■ Rows from a dataset
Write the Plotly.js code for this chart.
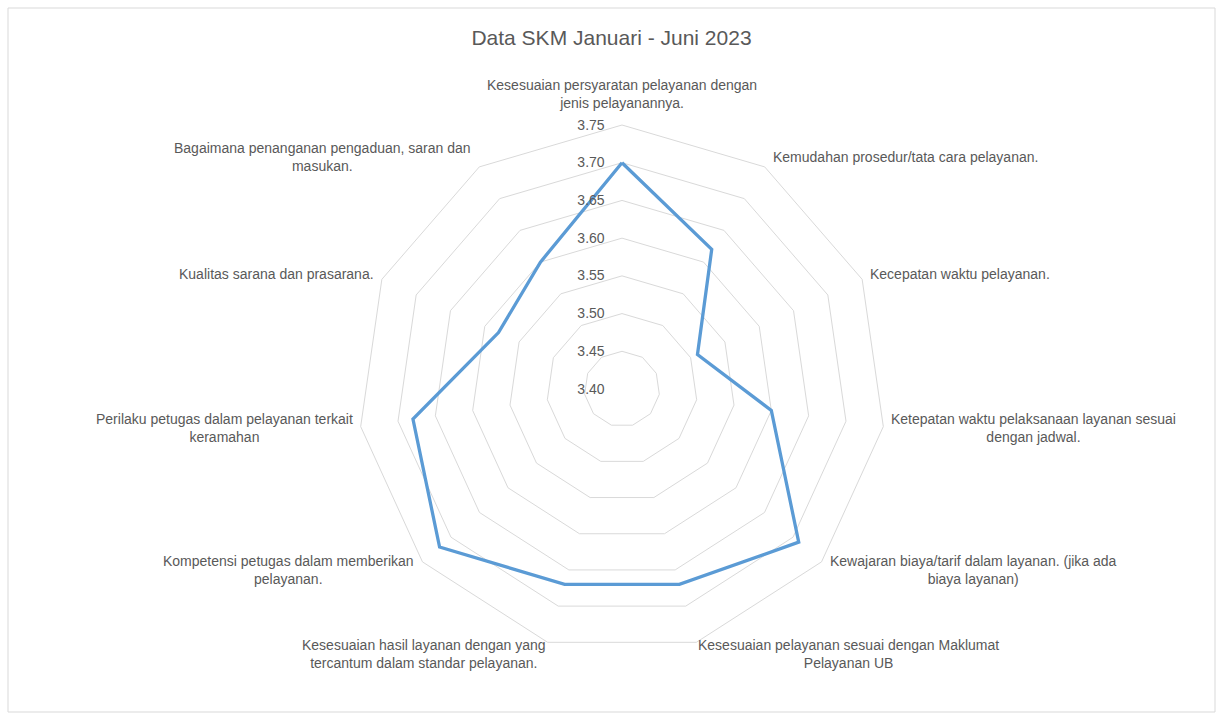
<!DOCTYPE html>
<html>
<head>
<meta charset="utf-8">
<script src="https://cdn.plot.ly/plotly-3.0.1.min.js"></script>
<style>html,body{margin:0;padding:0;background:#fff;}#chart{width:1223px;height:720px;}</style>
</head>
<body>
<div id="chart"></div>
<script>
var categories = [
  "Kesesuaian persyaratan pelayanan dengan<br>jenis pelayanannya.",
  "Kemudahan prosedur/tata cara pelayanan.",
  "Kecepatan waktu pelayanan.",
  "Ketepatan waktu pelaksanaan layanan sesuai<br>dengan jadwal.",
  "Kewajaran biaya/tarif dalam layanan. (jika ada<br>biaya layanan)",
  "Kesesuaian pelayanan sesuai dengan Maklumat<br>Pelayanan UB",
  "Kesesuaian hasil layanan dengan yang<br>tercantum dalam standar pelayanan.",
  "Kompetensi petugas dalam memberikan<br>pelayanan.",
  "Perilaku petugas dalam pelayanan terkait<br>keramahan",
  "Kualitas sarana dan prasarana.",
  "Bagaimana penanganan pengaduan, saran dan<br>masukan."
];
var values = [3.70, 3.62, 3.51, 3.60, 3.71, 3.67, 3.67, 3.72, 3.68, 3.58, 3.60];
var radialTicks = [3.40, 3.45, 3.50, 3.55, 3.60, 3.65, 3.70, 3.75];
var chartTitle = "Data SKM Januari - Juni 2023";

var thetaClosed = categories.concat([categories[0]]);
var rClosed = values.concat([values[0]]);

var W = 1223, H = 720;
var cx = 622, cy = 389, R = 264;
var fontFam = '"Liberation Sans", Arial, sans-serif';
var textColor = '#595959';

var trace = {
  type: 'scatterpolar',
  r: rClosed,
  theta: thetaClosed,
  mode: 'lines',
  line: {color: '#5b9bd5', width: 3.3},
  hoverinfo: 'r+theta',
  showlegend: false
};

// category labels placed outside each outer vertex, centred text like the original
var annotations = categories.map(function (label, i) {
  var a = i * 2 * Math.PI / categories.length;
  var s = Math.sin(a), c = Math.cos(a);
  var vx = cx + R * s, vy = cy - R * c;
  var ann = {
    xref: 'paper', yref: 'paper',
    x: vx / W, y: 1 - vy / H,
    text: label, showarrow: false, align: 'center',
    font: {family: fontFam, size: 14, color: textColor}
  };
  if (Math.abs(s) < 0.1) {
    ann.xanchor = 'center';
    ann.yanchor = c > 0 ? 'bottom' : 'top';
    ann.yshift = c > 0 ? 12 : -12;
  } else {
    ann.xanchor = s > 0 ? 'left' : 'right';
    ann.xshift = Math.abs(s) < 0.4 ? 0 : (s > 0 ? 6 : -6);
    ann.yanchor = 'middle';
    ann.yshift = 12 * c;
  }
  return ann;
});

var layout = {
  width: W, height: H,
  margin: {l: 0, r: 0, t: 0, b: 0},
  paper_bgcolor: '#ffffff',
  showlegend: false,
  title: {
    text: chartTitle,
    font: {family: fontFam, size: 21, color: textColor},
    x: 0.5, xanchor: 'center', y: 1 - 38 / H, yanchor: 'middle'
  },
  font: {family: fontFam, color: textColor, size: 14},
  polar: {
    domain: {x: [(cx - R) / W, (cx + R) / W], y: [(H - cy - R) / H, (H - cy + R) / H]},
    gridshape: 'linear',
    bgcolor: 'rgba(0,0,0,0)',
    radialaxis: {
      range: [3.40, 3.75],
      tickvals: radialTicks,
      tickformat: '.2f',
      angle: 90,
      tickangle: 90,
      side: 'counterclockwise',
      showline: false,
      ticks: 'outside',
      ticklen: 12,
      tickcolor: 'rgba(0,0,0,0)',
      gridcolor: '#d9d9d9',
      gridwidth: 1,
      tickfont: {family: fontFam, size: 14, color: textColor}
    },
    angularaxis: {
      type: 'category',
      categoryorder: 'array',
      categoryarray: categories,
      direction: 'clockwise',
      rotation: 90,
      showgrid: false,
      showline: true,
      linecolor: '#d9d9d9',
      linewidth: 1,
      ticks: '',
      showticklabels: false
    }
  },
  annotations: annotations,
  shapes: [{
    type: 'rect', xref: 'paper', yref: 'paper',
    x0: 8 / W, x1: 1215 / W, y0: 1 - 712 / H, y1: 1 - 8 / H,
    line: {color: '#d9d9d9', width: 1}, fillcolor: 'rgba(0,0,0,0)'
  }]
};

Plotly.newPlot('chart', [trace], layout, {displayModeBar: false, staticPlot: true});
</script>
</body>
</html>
==
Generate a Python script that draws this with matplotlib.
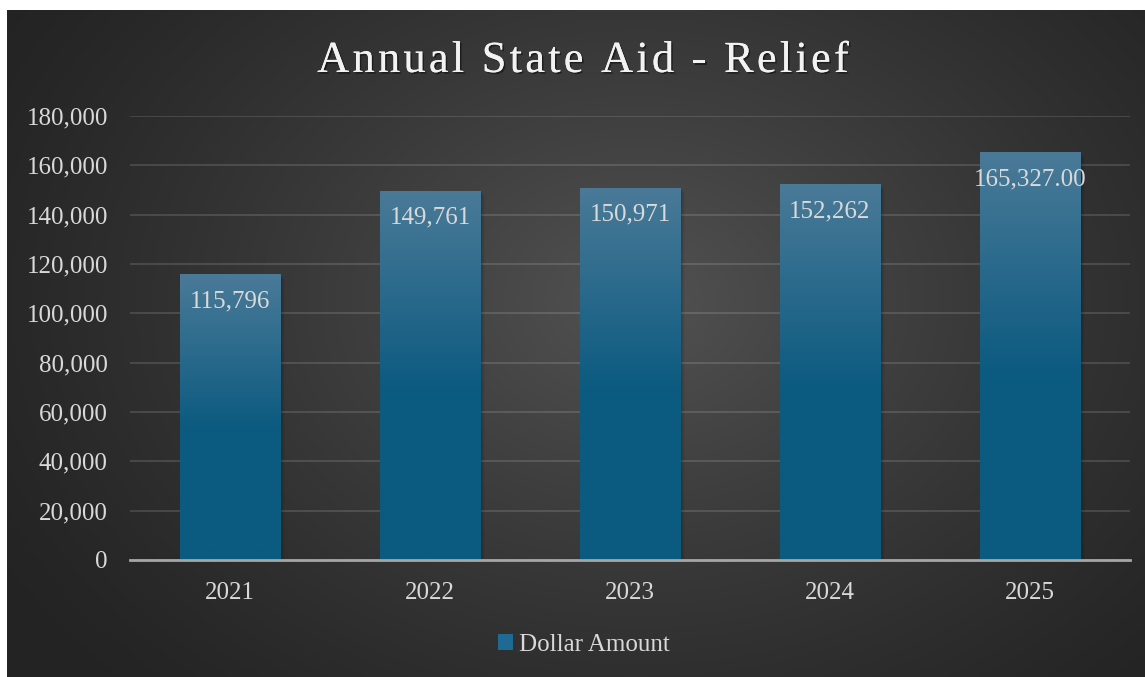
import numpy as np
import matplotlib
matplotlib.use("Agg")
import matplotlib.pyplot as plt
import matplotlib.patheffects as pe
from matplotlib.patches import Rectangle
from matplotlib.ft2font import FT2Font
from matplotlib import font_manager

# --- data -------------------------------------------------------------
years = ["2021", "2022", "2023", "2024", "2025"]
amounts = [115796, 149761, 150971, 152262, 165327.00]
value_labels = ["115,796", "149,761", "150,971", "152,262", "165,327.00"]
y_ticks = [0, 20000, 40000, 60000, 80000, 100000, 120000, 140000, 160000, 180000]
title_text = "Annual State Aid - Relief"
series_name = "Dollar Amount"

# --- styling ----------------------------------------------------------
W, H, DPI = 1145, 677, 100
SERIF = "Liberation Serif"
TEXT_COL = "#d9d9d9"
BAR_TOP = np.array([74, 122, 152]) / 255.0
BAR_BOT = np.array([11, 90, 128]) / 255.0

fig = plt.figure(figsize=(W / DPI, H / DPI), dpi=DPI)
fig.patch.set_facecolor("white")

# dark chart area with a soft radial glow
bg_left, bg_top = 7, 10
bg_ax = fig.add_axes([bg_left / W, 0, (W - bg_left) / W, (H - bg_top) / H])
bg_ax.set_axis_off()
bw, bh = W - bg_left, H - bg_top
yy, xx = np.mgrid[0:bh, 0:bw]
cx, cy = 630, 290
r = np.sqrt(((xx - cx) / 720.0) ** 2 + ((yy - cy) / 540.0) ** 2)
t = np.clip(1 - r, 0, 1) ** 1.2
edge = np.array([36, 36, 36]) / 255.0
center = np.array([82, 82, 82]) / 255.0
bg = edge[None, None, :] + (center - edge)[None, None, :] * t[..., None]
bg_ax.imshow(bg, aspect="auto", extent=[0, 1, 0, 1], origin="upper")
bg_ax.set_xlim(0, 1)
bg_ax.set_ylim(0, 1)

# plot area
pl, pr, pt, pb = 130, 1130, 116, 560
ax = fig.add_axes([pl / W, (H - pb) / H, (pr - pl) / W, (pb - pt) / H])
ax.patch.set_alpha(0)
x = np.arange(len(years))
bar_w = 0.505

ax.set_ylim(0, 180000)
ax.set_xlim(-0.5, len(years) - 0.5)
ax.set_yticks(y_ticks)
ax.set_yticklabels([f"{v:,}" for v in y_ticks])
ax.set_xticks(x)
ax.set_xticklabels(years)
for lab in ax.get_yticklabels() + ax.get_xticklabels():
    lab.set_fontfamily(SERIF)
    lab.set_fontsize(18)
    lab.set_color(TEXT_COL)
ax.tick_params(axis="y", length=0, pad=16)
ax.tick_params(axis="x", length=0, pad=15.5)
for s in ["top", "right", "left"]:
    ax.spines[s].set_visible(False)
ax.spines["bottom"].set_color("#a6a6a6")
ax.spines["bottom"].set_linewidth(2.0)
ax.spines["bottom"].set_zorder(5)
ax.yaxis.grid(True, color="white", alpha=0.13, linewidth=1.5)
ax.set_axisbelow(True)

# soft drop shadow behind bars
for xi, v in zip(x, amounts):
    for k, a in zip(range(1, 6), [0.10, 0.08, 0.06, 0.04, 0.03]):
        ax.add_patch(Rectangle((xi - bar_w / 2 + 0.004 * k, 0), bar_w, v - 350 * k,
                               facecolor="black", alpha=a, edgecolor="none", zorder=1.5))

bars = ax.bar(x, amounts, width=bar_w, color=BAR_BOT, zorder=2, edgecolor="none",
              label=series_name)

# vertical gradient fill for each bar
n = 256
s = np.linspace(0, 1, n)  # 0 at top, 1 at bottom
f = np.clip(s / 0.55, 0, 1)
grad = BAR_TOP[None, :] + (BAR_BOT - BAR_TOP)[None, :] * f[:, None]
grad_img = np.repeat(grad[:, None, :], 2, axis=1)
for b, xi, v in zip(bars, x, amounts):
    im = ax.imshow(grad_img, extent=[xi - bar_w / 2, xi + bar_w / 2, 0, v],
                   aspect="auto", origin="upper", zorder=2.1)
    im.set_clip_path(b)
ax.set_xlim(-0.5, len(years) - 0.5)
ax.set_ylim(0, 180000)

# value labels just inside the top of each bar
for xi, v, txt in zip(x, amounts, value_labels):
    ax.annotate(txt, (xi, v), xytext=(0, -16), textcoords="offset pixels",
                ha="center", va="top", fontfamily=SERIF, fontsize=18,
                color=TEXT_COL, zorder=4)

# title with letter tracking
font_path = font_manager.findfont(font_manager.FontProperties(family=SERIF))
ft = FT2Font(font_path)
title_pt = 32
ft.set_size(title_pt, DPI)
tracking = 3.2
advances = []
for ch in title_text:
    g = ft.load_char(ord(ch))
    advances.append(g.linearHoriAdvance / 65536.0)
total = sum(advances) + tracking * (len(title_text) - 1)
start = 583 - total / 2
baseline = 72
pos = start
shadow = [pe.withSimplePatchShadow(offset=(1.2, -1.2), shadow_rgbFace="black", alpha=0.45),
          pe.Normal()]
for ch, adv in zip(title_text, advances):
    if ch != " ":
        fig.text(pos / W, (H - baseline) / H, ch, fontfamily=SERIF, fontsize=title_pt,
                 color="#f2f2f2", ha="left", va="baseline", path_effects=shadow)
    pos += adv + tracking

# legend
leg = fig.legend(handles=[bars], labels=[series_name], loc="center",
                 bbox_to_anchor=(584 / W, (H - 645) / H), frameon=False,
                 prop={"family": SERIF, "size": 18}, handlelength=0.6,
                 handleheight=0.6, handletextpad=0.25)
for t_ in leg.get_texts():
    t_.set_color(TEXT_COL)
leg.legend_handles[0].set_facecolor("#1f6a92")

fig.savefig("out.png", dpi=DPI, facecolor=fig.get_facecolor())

■ The problem
Nothing but the lines from the one with "Generate a Python" down to the one with "from matplotlib import font_manager" should be printed, both of them included. Leave out the pictures.

■ Output
Generate a Python script that draws this with matplotlib.
import numpy as np
import matplotlib
matplotlib.use("Agg")
import matplotlib.pyplot as plt
import matplotlib.patheffects as pe
from matplotlib.patches import Rectangle
from matplotlib.ft2font import FT2Font
from matplotlib import font_manager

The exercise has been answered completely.